**CHALLENGE**
Your task is to retype the lines between the line with "Rebuild this chart as a web" and the line with "var beamPos = [6.05, -6.05];", inclusive. Copy no pictures and no other lines.

(Charts and diagrams as code)
────────────────
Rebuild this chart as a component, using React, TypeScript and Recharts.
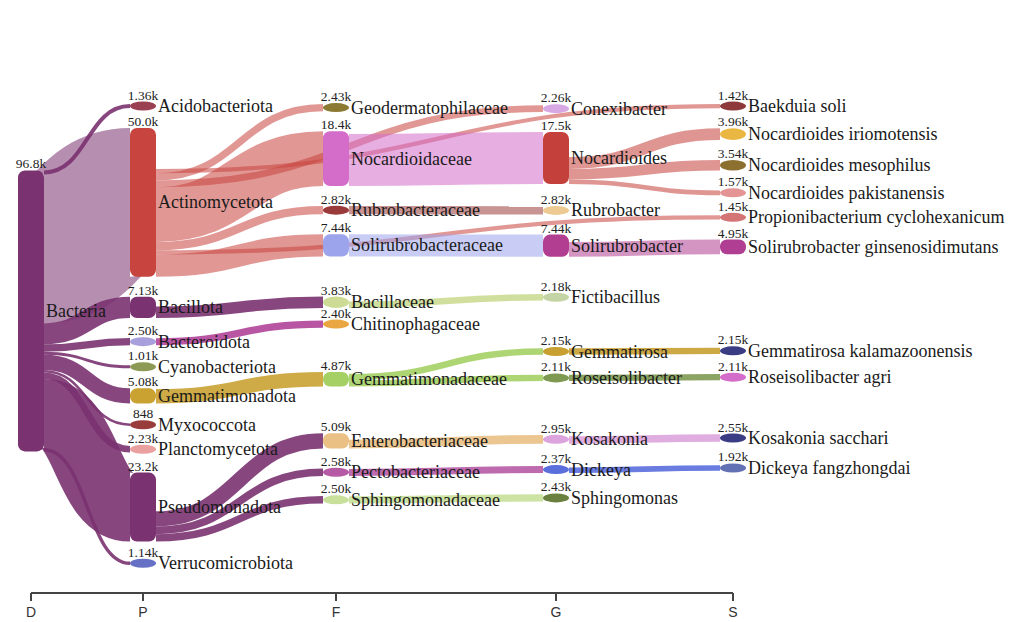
import React from "react";
import { Sankey } from "recharts";

// taxonomy nodes, values in thousands of reads
const nodeNames = [
  "Bacteria",
  "Acidobacteriota", "Actinomycetota", "Bacillota", "Bacteroidota", "Cyanobacteriota",
  "Gemmatimonadota", "Myxococcota", "Planctomycetota", "Pseudomonadota", "Verrucomicrobiota",
  "Geodermatophilaceae", "Nocardioidaceae", "Rubrobacteraceae", "Solirubrobacteraceae", "Bacillaceae",
  "Chitinophagaceae", "Gemmatimonadaceae", "Enterobacteriaceae", "Pectobacteriaceae", "Sphingomonadaceae",
  "Conexibacter", "Nocardioides", "Rubrobacter", "Solirubrobacter", "Fictibacillus",
  "Gemmatirosa", "Roseisolibacter", "Kosakonia", "Dickeya", "Sphingomonas",
  "Baekduia soli", "Nocardioides iriomotensis", "Nocardioides mesophilus", "Nocardioides pakistanensis",
  "Propionibacterium cyclohexanicum", "Solirubrobacter ginsenosidimutans", "Gemmatirosa kalamazoonensis",
  "Roseisolibacter agri", "Kosakonia sacchari", "Dickeya fangzhongdai",
];

const nodeRanks = [
  "D",
  "P", "P", "P", "P", "P", "P", "P", "P", "P", "P",
  "F", "F", "F", "F", "F", "F", "F", "F", "F", "F",
  "G", "G", "G", "G", "G", "G", "G", "G", "G", "G",
  "S", "S", "S", "S", "S", "S", "S", "S", "S", "S",
];

const nodeValues = [
  96.8,
  1.36, 50.0, 7.13, 2.5, 1.01, 5.08, 0.848, 2.23, 23.2, 1.14,
  2.43, 18.4, 2.82, 7.44, 3.83, 2.4, 4.87, 5.09, 2.58, 2.5,
  2.26, 17.5, 2.82, 7.44, 2.18, 2.15, 2.11, 2.95, 2.37, 2.43,
  1.42, 3.96, 3.54, 1.57, 1.45, 4.95, 2.15, 2.11, 2.55, 1.92,
];

// each link carries the value of its target node
const linkSources = [
  0, 0, 0, 0, 0, 0, 0, 0, 0, 0,
  2, 2, 2, 2, 2, 2, 2,
  3, 4, 6, 9, 9, 9,
  12, 13, 14, 15, 17, 17, 18, 19, 20,
  22, 22, 22, 24, 26, 27, 28, 29,
];
const linkTargets = [
  1, 2, 3, 4, 5, 6, 7, 8, 9, 10,
  21, 11, 12, 13, 14, 31, 35,
  15, 16, 17, 18, 19, 20,
  22, 23, 24, 25, 26, 27, 28, 29, 30,
  32, 33, 34, 36, 37, 38, 39, 40,
];

// layout helpers only: invisible hair-thin links that keep some end nodes in their own column,
// and the top-to-bottom reading order of the nodes
const spacerSources = [1, 5, 7, 8, 10, 11, 11, 21, 23];
const spacerTargets = [31, 37, 38, 39, 40, 31, 21, 31, 35];
const stackOrder = [
  31, 21, 1, 32, 11, 33, 22, 34, 12, 35, 2, 23, 13, 24, 36, 14, 25, 15, 3, 0,
  16, 4, 5, 26, 37, 17, 6, 27, 38, 7, 8, 18, 28, 39, 9, 19, 29, 40, 20, 30, 10,
];

const rankLabels = ["D", "P", "F", "G", "S"];

const nodeColors = [
  "#7a3270",
  "#9a4050", "#c8443e", "#7a3270", "#a8a0dc", "#8d9a55", "#c9a232", "#983c3c", "#eba0a0", "#7a3270", "#6670c4",
  "#8c7a32", "#d46cc9", "#9a3a3a", "#9ca4ec", "#ccdc94", "#eaa640", "#a4d064", "#eac084", "#b65aa6", "#c8e09a",
  "#d8a8e4", "#c4403a", "#ecca92", "#b23e92", "#c4d4a4", "#c8a032", "#7e9a52", "#dca4dc", "#5a6edc", "#6a803e",
  "#8e3a3a", "#eab842", "#8c7030", "#e49494", "#d47474", "#b03e92", "#3a3c84", "#d46cc9", "#3a3c84", "#6270b4",
];

const lightSources = ["Actinomycetota", "Nocardioidaceae", "Nocardioides", "Rubrobacteraceae", "Solirubrobacteraceae", "Solirubrobacter"];
const linkColorOverride: Record<string, string> = { Bacteroidota: "#b0449a" };

const COL_X = [18, 130, 323, 543, 720];
const NODE_W = 26;
const TOP = 104;
const INNER_H = 461;
// the layout is computed bottom-up and mirrored, so children spread upward from their parent
const MIRROR = 2 * TOP + INNER_H;
const SERIF = "'Liberation Serif', 'Times New Roman', serif";

const order = [...stackOrder].reverse();
const pos: number[] = [];
order.forEach((nodeIdx, k) => (pos[nodeIdx] = k));

const data = {
  nodes: order.map((i) => ({ name: nodeNames[i], rank: nodeRanks[i], total: nodeValues[i], fill: nodeColors[i] })),
  links: [
    ...linkSources.map((s, i) => ({ source: pos[s], target: pos[linkTargets[i]], value: nodeValues[linkTargets[i]] })),
    ...spacerSources.map((s, i) => ({ source: pos[s], target: pos[spacerTargets[i]], value: 0.0001, spacer: true })),
  ],
};

const fmt = (v: number) => (v >= 1 ? v.toPrecision(3) + "k" : String(Math.round(v * 1000)));
const colOf = (rank: string) => COL_X[rankLabels.indexOf(rank)];

function NodeShape(props: any) {
  const { y: yRaw, height, payload } = props;
  if (!payload) return null;
  const y = MIRROR - yRaw - height;
  const x = colOf(payload.rank);
  const cx = x + NODE_W / 2;
  const cy = y + height / 2;
  const small = height < 14;
  const ry = Math.max(height / 2, 4.5);
  const top = small ? cy - ry : y;
  return (
    <g>
      {small ? (
        <ellipse cx={cx} cy={cy} rx={NODE_W / 2} ry={ry} fill={payload.fill} />
      ) : (
        <rect x={x} y={y} width={NODE_W} height={height} rx={7} ry={7} fill={payload.fill} />
      )}
      <text x={cx} y={top - 2} textAnchor="middle" fontSize={13.5} fill="#222" fontFamily={SERIF}>
        {fmt(payload.total)}
      </text>
      <text x={x + NODE_W + 2} y={cy + 6} fontSize={18} fill="#1a1a1a" fontFamily={SERIF}>
        {payload.name}
      </text>
    </g>
  );
}

function LinkShape(props: any) {
  const { sourceY, targetY, linkWidth, payload } = props;
  if (!payload || payload.spacer) return null;
  const s = payload.source;
  const t = payload.target;
  const x0 = colOf(s.rank) + NODE_W;
  const x1 = colOf(t.rank);
  const xm = (x0 + x1) / 2;
  const y0 = MIRROR - sourceY;
  const y1 = MIRROR - targetY;
  const light = lightSources.includes(s.name) || t.name === "Actinomycetota";
  return (
    <path
      d={`M${x0},${y0}C${xm},${y0} ${xm},${y1} ${x1},${y1}`}
      fill="none"
      stroke={linkColorOverride[s.name] || s.fill}
      strokeOpacity={light ? 0.55 : 0.9}
      strokeWidth={Math.max(linkWidth, 1.5)}
    />
  );
}

function RankAxis() {
  const y = 593;
  const x0 = COL_X[0] + NODE_W / 2;
  const x1 = COL_X[COL_X.length - 1] + NODE_W / 2;
  return (
    <svg width={1030} height={622} style={{ position: "absolute", left: 0, top: 0, pointerEvents: "none" }}>
      <line x1={x0} y1={y} x2={x1} y2={y} stroke="#444" strokeWidth={2} />
      {rankLabels.map((r, i) => (
        <g key={r}>
          <line x1={COL_X[i] + NODE_W / 2} y1={y} x2={COL_X[i] + NODE_W / 2} y2={y + 8} stroke="#444" strokeWidth={2} />
          <text x={COL_X[i] + NODE_W / 2} y={y + 24} textAnchor="middle" fontSize={14} fill="#333" fontFamily="'Liberation Sans', Arial, sans-serif">
            {r}
          </text>
        </g>
      ))}
    </svg>
  );
}

export default function App() {
  return (
    <div style={{ position: "absolute", left: 0, top: 0, width: 1030, height: 622, background: "#fff" }}>
      <Sankey
        width={1030}
        height={622}
        data={data}
        nodeWidth={NODE_W}
        nodePadding={20}
        sort={false}
        iterations={400}
        margin={{ top: TOP, bottom: 622 - TOP - INNER_H, left: 18, right: 285 }}
        node={NodeShape}
        link={LinkShape}
      />
      <RankAxis />
    </div>
  );
}
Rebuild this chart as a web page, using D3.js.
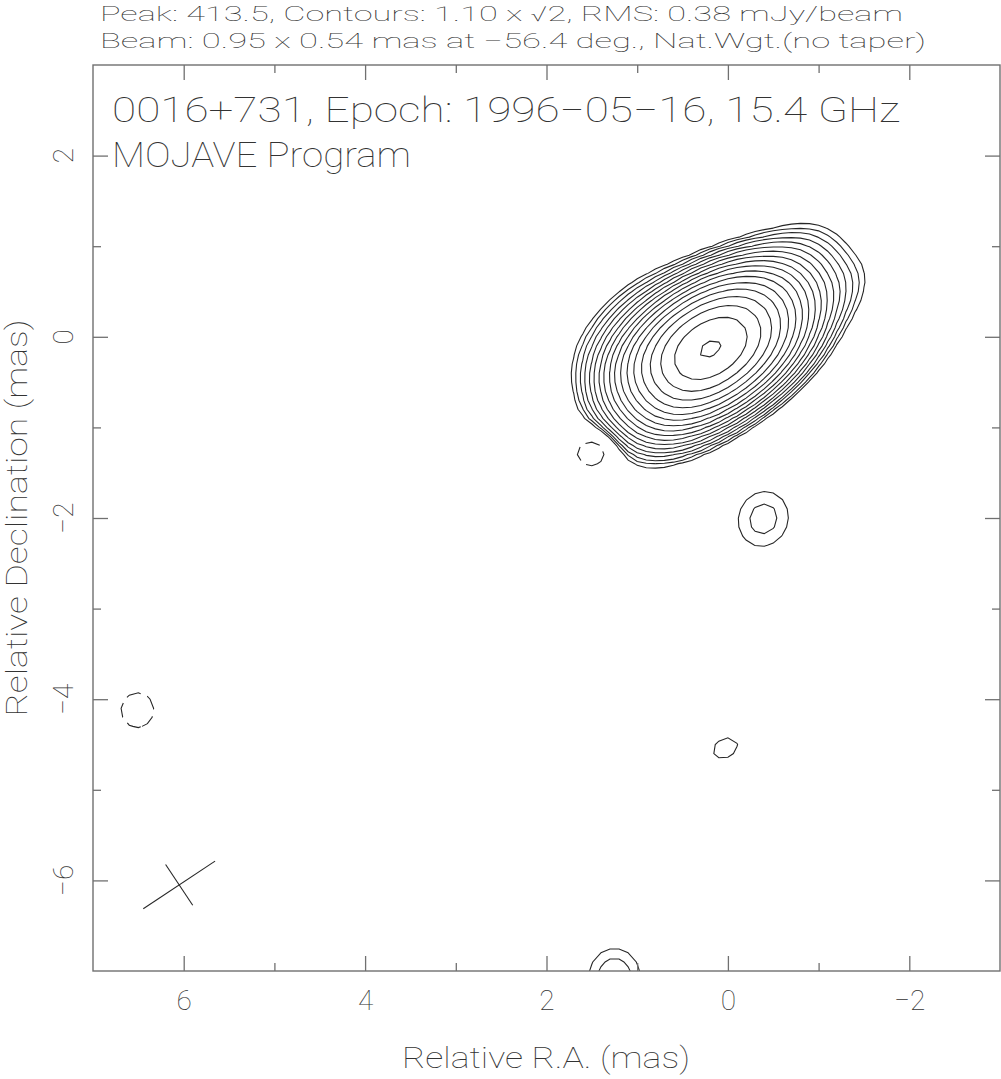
<!DOCTYPE html>
<html>
<head>
<meta charset="utf-8">
<title>0016+731 MOJAVE 15.4 GHz</title>
<script src="https://d3js.org/d3.v7.min.js"></script>
<style>
  body { margin: 0; background: #fff; }
  text { font-family: Roboto, "DejaVu Sans", sans-serif; font-weight: 100; fill: #333; }
  .tick line { stroke: #707070; stroke-width: 1.3; }
</style>
</head>
<body>
<svg id="chart" width="1001" height="1079"></svg>
<script>
// axis ranges, mas (R.A. runs right to left)
var raRange = [7, -3];
var decRange = [-7, 3];
var xMajor = [6, 4, 2, 0, -2];
var xMinor = [5, 3, 1, -1];
var yMajor = [-6, -4, -2, 0, 2];
var yMinor = [-5, -3, -1, 1];

// contour levels, mJy/beam (1.10 x sqrt2 steps)
var posLevels = [1.10, 1.556, 2.20, 3.111, 4.40, 6.223, 8.80, 12.45, 17.60, 24.89, 35.20, 49.78, 70.40, 99.56, 140.8, 199.1, 281.6, 398.3];
var negLevels = [1.10];

// restoring beam
var beamMaj = 0.95, beamMin = 0.54, beamPA = -56.4;
var beamPos = [6.05, -6.05];

// clean / model components: position (mas), peak (mJy/beam), size (mas), PA (deg)
var compX   = [0.36, 0.50, 0.64, 0.16, 0.30, 0.44, -0.04, 0.10, 0.24, -0.24, -0.10, 0.04, -0.34, -0.51, -0.60, -0.95, 0.88, 0.50, 1.20, -0.39, 0.03, 1.25, 1.42, 6.51];
var compY   = [-0.54, -0.33, -0.12, -0.40, -0.20, 0.01, -0.27, -0.06, 0.14, -0.14, 0.07, 0.28, 0.23, 0.52, 0.78, 0.40, 0.30, -0.92, -0.05, -2.01, -4.54, -7.05, -1.22, -4.12];
var compAmp = [48, 60, 46, 58, 72, 56, 58, 72, 56, 48, 60, 46, 12, 4, 2.5, 3, 2.5, 2.5, 1.5, 1.82, 1.30, 2.0, -2.2, -1.4];
var compMaj = [0.95, 0.95, 0.95, 0.95, 0.95, 0.95, 0.95, 0.95, 0.95, 0.95, 0.95, 0.95, 0.95, 0.95, 0.95, 0.95, 0.95, 0.95, 0.95, 0.72, 0.60, 0.64, 0.56, 0.66];
var compMin = [0.54, 0.54, 0.54, 0.54, 0.54, 0.54, 0.54, 0.54, 0.54, 0.54, 0.54, 0.54, 0.54, 0.54, 0.54, 0.54, 0.54, 0.54, 0.54, 0.64, 0.45, 0.60, 0.42, 0.62];
var compPA  = [-56.4, -56.4, -56.4, -56.4, -56.4, -56.4, -56.4, -56.4, -56.4, -56.4, -56.4, -56.4, -56.4, -56.4, -56.4, -56.4, -56.4, -56.4, -56.4, -20, -60, 0, -60, 0];

var svg = d3.select("#chart");
var x = d3.scaleLinear().domain(raRange).range([93, 1000]);
var y = d3.scaleLinear().domain(decRange).range([971, 65]);

svg.append("defs").append("clipPath").attr("id", "plotclip")
  .append("rect")
  .attr("x", x(raRange[0])).attr("y", y(decRange[1]))
  .attr("width", x(raRange[1]) - x(raRange[0]))
  .attr("height", y(decRange[0]) - y(decRange[1]));

// brightness grid, 0.1 mas cells
var step = 0.1, gx0 = 7.5, gy0 = 3.5, nx = 111, ny = 111;
var k = 4 * Math.LN2;
function brightness(px, py) {
  var s = 0;
  for (var c = 0; c < compX.length; c++) {
    var pa = compPA[c] * Math.PI / 180;
    var dx = px - compX[c], dy = py - compY[c];
    var u = dx * Math.sin(pa) + dy * Math.cos(pa);
    var v = dx * Math.cos(pa) - dy * Math.sin(pa);
    s += compAmp[c] * Math.exp(-k * (u * u / (compMaj[c] * compMaj[c]) + v * v / (compMin[c] * compMin[c])));
  }
  return s;
}
var grid = new Float64Array(nx * ny);
for (var j = 0; j < ny; j++) {
  for (var i = 0; i < nx; i++) {
    grid[j * nx + i] = brightness(gx0 - i * step, gy0 - j * step);
  }
}
var negGrid = grid.map(function (v) { return -v; });

// grid cell -> mas -> pixels
var proj = d3.geoTransform({
  point: function (px, py) {
    this.stream.point(x(gx0 - (px - 0.5) * step), y(gy0 - (py - 0.5) * step));
  }
});
var path = d3.geoPath(proj);

var cont = svg.append("g").attr("clip-path", "url(#plotclip)");
cont.selectAll(".pos")
  .data(d3.contours().size([nx, ny]).thresholds(posLevels)(grid))
  .join("path")
  .attr("class", "pos")
  .attr("d", path)
  .attr("fill", "none")
  .attr("stroke", "#262626")
  .attr("stroke-width", 1.1);
cont.selectAll(".neg")
  .data(d3.contours().size([nx, ny]).thresholds(negLevels)(negGrid))
  .join("path")
  .attr("class", "neg")
  .attr("d", path)
  .attr("fill", "none")
  .attr("stroke", "#262626")
  .attr("stroke-width", 1.1)
  .attr("stroke-dasharray", "15,7");

// beam cross
var pa = beamPA * Math.PI / 180;
var bx = beamPos[0], by = beamPos[1];
var beamLines = [
  [bx + beamMaj / 2 * Math.sin(pa), by + beamMaj / 2 * Math.cos(pa), bx - beamMaj / 2 * Math.sin(pa), by - beamMaj / 2 * Math.cos(pa)],
  [bx + beamMin / 2 * Math.cos(pa), by - beamMin / 2 * Math.sin(pa), bx - beamMin / 2 * Math.cos(pa), by + beamMin / 2 * Math.sin(pa)]
];
svg.selectAll(".beam").data(beamLines).join("line")
  .attr("x1", function (d) { return x(d[0]); })
  .attr("y1", function (d) { return y(d[1]); })
  .attr("x2", function (d) { return x(d[2]); })
  .attr("y2", function (d) { return y(d[3]); })
  .attr("stroke", "#262626").attr("stroke-width", 1.1);

// frame and ticks
function noDomain(g) { g.select(".domain").remove(); }
var axes = svg.append("g").attr("color", "#707070");
axes.append("g").attr("transform", "translate(0," + y(decRange[0]) + ")")
  .call(d3.axisBottom(x).tickValues(xMajor).tickSize(-15).tickPadding(19).tickFormat(d3.format("d"))).call(noDomain);
axes.append("g").attr("transform", "translate(0," + y(decRange[0]) + ")")
  .call(d3.axisBottom(x).tickValues(xMinor).tickSize(-8).tickFormat("")).call(noDomain);
axes.append("g").attr("transform", "translate(0," + y(decRange[1]) + ")")
  .call(d3.axisTop(x).tickValues(xMajor).tickSize(-15).tickFormat("")).call(noDomain);
axes.append("g").attr("transform", "translate(0," + y(decRange[1]) + ")")
  .call(d3.axisTop(x).tickValues(xMinor).tickSize(-8).tickFormat("")).call(noDomain);
axes.append("g").attr("transform", "translate(" + x(raRange[0]) + ",0)")
  .call(d3.axisLeft(y).tickValues(yMajor).tickSize(-15).tickFormat("")).call(noDomain);
axes.append("g").attr("transform", "translate(" + x(raRange[0]) + ",0)")
  .call(d3.axisLeft(y).tickValues(yMinor).tickSize(-8).tickFormat("")).call(noDomain);
axes.append("g").attr("transform", "translate(" + x(raRange[1]) + ",0)")
  .call(d3.axisRight(y).tickValues(yMajor).tickSize(-15).tickFormat("")).call(noDomain);
axes.append("g").attr("transform", "translate(" + x(raRange[1]) + ",0)")
  .call(d3.axisRight(y).tickValues(yMinor).tickSize(-8).tickFormat("")).call(noDomain);
axes.selectAll(".tick text").style("font-size", "28px").style("font-family", null).attr("fill", "#333");

svg.append("rect")
  .attr("x", x(raRange[0])).attr("y", y(decRange[1]))
  .attr("width", x(raRange[1]) - x(raRange[0]))
  .attr("height", y(decRange[0]) - y(decRange[1]))
  .attr("fill", "none").attr("stroke", "#707070").attr("stroke-width", 1.4);

// rotated y tick labels
svg.selectAll(".ylab").data(yMajor).join("text")
  .attr("class", "ylab")
  .attr("transform", function (d) { return "translate(73," + y(d) + ") rotate(-90)"; })
  .attr("text-anchor", "middle")
  .style("font-size", "28px")
  .text(d3.format("d"));

// titles and axis labels
svg.append("text").attr("x", 100).attr("y", 21).style("font-size", "21px")
  .attr("textLength", 803).attr("lengthAdjust", "spacingAndGlyphs")
  .text("Peak: 413.5, Contours: 1.10 x \u221A2, RMS: 0.38 mJy/beam");
svg.append("text").attr("x", 100).attr("y", 48).style("font-size", "21px")
  .attr("textLength", 826).attr("lengthAdjust", "spacingAndGlyphs")
  .text("Beam: 0.95 x 0.54 mas at \u221256.4 deg., Nat.Wgt.(no taper)");
svg.append("text").attr("x", 112).attr("y", 122).style("font-size", "35px")
  .attr("textLength", 788).attr("lengthAdjust", "spacingAndGlyphs")
  .text("0016+731, Epoch: 1996\u221205\u221216, 15.4 GHz");
svg.append("text").attr("x", 112).attr("y", 167).style("font-size", "35px")
  .attr("textLength", 299).attr("lengthAdjust", "spacingAndGlyphs")
  .text("MOJAVE Program");
svg.append("text").attr("x", 546).attr("y", 1068).attr("text-anchor", "middle").style("font-size", "29px")
  .attr("textLength", 288).attr("lengthAdjust", "spacingAndGlyphs")
  .text("Relative R.A. (mas)");
svg.append("text").attr("transform", "translate(27,518) rotate(-90)").attr("text-anchor", "middle").style("font-size", "29px")
  .attr("textLength", 397).attr("lengthAdjust", "spacingAndGlyphs")
  .text("Relative Declination (mas)");
</script>
</body>
</html>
────────────────
**RESPONSE BELOW**
Rebuild this chart as a web page, using D3.js.
<!DOCTYPE html>
<html>
<head>
<meta charset="utf-8">
<title>0016+731 MOJAVE 15.4 GHz</title>
<script src="https://d3js.org/d3.v7.min.js"></script>
<style>
  body { margin: 0; background: #fff; }
  text { font-family: Roboto, "DejaVu Sans", sans-serif; font-weight: 100; fill: #333; }
  .tick line { stroke: #707070; stroke-width: 1.3; }
</style>
</head>
<body>
<svg id="chart" width="1001" height="1079"></svg>
<script>
// axis ranges, mas (R.A. runs right to left)
var raRange = [7, -3];
var decRange = [-7, 3];
var xMajor = [6, 4, 2, 0, -2];
var xMinor = [5, 3, 1, -1];
var yMajor = [-6, -4, -2, 0, 2];
var yMinor = [-5, -3, -1, 1];

// contour levels, mJy/beam (1.10 x sqrt2 steps)
var posLevels = [1.10, 1.556, 2.20, 3.111, 4.40, 6.223, 8.80, 12.45, 17.60, 24.89, 35.20, 49.78, 70.40, 99.56, 140.8, 199.1, 281.6, 398.3];
var negLevels = [1.10];

// restoring beam
var beamMaj = 0.95, beamMin = 0.54, beamPA = -56.4;
var beamPos = [6.05, -6.05];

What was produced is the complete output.